Beberapa kebijakan dan prioritas strategis saat ini dalam melakukan pengelolaan ruang laut di Indonesia yaitu, Penataan Ruang Terpadu Laut-Darat, Pengelolaan Kawasan Konservasi Laut, dan Indeks Kesehatan Laut Indonesia (IKLI). “Dari sisi kebijakan, konservasi, dan restorasi ekosistem laut Indonesia, dilakukan melalui penetapan dan pengelolaan Kawasan Konservasi Laut oleh Pemerintah. Dengan meningkatkan efektifitas pengelolaan kawasan konservasi, diharapkan dapat menjaga dan melestarikan ekosistem pesisir dan laut,” tambah Andreas.
Adapun pakar-pakar internasional yang hadir di penandatanganan itu antara lain Andy Steven dari CSIRO-Australia, Carlos Duarte (KAUST-Arab Saudi), Neil Dave (Google X), dan Stevan Lutz (GRID-Arendal). Road To Ocean 20 merupakan bentuk kerja sama antara pemerintah Indonesia dan Australia dalam program Karbon Biru Indonesia – Australia, untuk dapat menyampaikan rekomendasi-rekomendasi kebijakan yang dapat ditindaklanjuti. Khususnya mengenai karbon biru pada ekosistem padang lamun.

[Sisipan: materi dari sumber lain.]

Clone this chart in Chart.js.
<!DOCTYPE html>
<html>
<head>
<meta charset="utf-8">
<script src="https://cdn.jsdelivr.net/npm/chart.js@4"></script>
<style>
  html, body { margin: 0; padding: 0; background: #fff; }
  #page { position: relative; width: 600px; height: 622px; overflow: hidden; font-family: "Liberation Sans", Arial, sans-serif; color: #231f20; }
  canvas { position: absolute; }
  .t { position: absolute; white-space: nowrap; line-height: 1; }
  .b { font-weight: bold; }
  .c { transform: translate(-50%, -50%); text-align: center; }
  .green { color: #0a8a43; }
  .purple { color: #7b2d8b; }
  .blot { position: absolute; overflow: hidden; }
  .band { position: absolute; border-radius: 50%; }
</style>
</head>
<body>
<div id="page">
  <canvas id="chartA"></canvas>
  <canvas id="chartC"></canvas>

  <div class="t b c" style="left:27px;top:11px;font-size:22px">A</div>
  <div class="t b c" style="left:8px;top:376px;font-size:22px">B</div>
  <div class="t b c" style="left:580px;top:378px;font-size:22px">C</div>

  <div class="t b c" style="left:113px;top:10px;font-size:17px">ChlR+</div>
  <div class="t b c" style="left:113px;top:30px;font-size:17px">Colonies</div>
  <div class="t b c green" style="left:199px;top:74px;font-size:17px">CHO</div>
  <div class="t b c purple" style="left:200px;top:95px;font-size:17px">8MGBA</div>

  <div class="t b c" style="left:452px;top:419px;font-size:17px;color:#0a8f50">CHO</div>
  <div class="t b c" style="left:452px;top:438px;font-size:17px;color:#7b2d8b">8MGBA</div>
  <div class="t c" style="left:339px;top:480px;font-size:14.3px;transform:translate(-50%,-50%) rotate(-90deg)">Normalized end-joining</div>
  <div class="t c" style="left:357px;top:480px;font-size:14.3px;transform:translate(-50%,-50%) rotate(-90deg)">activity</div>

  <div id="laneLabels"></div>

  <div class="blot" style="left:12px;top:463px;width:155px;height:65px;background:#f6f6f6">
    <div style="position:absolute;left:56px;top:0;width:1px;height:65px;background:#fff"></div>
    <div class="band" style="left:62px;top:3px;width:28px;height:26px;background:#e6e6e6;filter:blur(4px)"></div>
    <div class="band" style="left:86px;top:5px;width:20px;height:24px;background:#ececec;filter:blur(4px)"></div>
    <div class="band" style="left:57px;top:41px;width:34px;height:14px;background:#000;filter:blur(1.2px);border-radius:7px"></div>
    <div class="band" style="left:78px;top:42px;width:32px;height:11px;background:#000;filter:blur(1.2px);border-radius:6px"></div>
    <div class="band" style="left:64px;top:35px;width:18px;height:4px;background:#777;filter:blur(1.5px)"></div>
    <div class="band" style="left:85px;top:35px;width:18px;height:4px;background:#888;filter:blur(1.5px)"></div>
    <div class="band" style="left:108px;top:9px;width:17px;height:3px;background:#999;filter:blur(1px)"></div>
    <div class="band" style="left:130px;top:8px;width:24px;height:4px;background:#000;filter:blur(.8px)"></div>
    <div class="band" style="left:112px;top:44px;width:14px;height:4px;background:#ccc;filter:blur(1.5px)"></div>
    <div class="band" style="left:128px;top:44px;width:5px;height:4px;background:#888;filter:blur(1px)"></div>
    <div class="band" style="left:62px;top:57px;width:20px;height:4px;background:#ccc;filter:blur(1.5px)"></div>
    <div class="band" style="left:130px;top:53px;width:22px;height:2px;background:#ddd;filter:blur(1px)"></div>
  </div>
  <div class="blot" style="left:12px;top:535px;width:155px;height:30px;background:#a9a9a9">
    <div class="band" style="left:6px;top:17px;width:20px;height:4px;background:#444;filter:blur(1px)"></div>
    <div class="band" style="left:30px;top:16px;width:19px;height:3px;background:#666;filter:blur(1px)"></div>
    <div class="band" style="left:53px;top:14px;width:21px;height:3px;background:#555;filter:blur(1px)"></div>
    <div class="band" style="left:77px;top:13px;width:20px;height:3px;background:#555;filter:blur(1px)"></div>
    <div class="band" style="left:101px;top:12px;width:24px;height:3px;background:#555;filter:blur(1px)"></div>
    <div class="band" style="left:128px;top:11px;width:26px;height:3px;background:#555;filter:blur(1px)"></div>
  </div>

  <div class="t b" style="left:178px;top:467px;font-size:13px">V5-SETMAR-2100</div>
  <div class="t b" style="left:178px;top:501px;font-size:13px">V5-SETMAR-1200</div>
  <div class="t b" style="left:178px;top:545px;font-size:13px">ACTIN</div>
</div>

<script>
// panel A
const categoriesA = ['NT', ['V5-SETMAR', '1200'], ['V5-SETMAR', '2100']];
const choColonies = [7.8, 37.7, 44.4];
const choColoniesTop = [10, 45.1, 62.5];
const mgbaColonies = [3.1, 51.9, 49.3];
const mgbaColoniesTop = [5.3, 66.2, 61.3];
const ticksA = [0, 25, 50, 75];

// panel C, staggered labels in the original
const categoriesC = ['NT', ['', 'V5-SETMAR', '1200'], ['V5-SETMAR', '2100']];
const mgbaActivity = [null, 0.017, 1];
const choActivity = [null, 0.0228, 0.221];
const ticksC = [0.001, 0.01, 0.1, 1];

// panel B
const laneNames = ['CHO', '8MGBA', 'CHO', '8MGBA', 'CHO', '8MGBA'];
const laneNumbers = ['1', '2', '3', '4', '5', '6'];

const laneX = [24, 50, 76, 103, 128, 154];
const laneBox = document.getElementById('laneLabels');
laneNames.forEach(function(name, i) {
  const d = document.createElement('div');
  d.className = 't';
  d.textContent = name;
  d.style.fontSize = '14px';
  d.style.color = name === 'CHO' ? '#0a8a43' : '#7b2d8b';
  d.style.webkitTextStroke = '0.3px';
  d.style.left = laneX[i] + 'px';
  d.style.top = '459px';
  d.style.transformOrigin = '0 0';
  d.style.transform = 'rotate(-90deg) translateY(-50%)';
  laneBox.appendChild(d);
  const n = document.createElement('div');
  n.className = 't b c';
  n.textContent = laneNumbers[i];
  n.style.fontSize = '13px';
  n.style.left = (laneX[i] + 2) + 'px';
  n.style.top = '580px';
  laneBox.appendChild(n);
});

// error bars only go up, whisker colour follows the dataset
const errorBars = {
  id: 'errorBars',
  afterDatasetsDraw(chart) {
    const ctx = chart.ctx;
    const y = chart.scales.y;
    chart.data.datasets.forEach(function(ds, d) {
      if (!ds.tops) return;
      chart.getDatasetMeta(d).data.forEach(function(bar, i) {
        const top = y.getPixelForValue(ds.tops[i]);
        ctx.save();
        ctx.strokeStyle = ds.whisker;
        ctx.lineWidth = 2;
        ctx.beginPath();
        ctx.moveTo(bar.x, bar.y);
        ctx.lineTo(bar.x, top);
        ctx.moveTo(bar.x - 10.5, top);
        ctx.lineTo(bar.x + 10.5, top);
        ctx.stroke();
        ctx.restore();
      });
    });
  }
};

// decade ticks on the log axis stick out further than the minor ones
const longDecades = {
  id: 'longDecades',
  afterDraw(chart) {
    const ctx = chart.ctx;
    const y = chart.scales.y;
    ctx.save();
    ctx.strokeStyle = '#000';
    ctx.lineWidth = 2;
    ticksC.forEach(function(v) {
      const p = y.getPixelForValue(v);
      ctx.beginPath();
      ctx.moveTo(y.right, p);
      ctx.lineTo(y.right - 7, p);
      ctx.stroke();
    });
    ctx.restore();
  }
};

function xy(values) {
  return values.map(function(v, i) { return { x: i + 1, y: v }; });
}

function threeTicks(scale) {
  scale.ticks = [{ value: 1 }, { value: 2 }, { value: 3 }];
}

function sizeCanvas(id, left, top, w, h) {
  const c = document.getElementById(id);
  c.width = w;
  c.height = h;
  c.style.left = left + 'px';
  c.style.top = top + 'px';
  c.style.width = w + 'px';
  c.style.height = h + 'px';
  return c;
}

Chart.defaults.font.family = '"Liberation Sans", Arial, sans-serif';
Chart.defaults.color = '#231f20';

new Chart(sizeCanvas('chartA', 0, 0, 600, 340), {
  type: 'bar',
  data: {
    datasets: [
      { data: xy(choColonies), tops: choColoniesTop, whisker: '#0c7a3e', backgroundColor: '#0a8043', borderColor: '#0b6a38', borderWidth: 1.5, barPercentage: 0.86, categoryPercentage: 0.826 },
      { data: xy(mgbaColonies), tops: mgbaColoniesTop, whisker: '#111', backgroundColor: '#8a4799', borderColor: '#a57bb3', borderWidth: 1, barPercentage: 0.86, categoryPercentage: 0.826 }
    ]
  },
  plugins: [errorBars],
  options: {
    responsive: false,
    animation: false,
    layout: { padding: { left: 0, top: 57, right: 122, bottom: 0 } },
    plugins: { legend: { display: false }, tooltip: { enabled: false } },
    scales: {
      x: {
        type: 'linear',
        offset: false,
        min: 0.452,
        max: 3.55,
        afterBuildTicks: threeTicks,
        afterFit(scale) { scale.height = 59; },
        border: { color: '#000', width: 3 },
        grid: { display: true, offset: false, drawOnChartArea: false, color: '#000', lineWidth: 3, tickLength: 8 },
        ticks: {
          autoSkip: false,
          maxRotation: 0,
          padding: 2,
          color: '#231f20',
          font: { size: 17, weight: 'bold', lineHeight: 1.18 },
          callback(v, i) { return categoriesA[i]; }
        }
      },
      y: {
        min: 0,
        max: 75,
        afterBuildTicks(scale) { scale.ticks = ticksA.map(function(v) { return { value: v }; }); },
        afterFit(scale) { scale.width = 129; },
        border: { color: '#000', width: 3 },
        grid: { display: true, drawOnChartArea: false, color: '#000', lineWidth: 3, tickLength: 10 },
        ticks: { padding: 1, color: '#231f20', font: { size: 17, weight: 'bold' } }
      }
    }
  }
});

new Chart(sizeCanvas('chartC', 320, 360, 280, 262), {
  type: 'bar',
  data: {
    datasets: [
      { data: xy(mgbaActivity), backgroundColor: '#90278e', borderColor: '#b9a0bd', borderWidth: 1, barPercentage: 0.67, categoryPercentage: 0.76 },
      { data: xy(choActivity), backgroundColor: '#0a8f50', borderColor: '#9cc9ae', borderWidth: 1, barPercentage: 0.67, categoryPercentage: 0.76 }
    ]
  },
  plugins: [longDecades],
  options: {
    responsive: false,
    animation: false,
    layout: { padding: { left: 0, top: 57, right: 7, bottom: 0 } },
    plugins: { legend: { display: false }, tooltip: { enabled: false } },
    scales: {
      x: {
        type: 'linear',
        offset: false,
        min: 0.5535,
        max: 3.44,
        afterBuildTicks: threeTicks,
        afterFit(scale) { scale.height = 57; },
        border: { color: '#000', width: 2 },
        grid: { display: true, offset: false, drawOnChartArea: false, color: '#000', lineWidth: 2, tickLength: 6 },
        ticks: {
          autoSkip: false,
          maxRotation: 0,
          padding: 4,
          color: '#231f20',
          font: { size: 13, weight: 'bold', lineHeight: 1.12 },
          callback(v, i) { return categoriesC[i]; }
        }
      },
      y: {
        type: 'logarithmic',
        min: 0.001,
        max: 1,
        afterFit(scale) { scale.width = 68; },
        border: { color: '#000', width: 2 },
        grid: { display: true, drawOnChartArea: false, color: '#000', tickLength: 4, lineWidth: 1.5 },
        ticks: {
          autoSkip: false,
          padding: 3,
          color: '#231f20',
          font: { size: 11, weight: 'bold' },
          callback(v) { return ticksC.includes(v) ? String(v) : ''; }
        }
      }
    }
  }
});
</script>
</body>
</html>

Kemenko Marves berharap para peserta tersebut bisa hadir lagi di pertemuan Ocean 20 yang akan diselengarakan di Nusa Dua, Bali pada 13-15 November 2022. Ocean 20 merupakan rangkaian kegiatan Konferensi Tingkat Tinggi G20, dan menjadi kesempatan emas Indonesia bersama negara-negara lain, untuk memperkuat dukungan dan aksi untuk kelestarian laut yang berkelanjutan. Indonesia mendukung penuh tiap-tiap kegiatan KTT G20 yang bermanfaat untuk sumber daya pesisir-laut.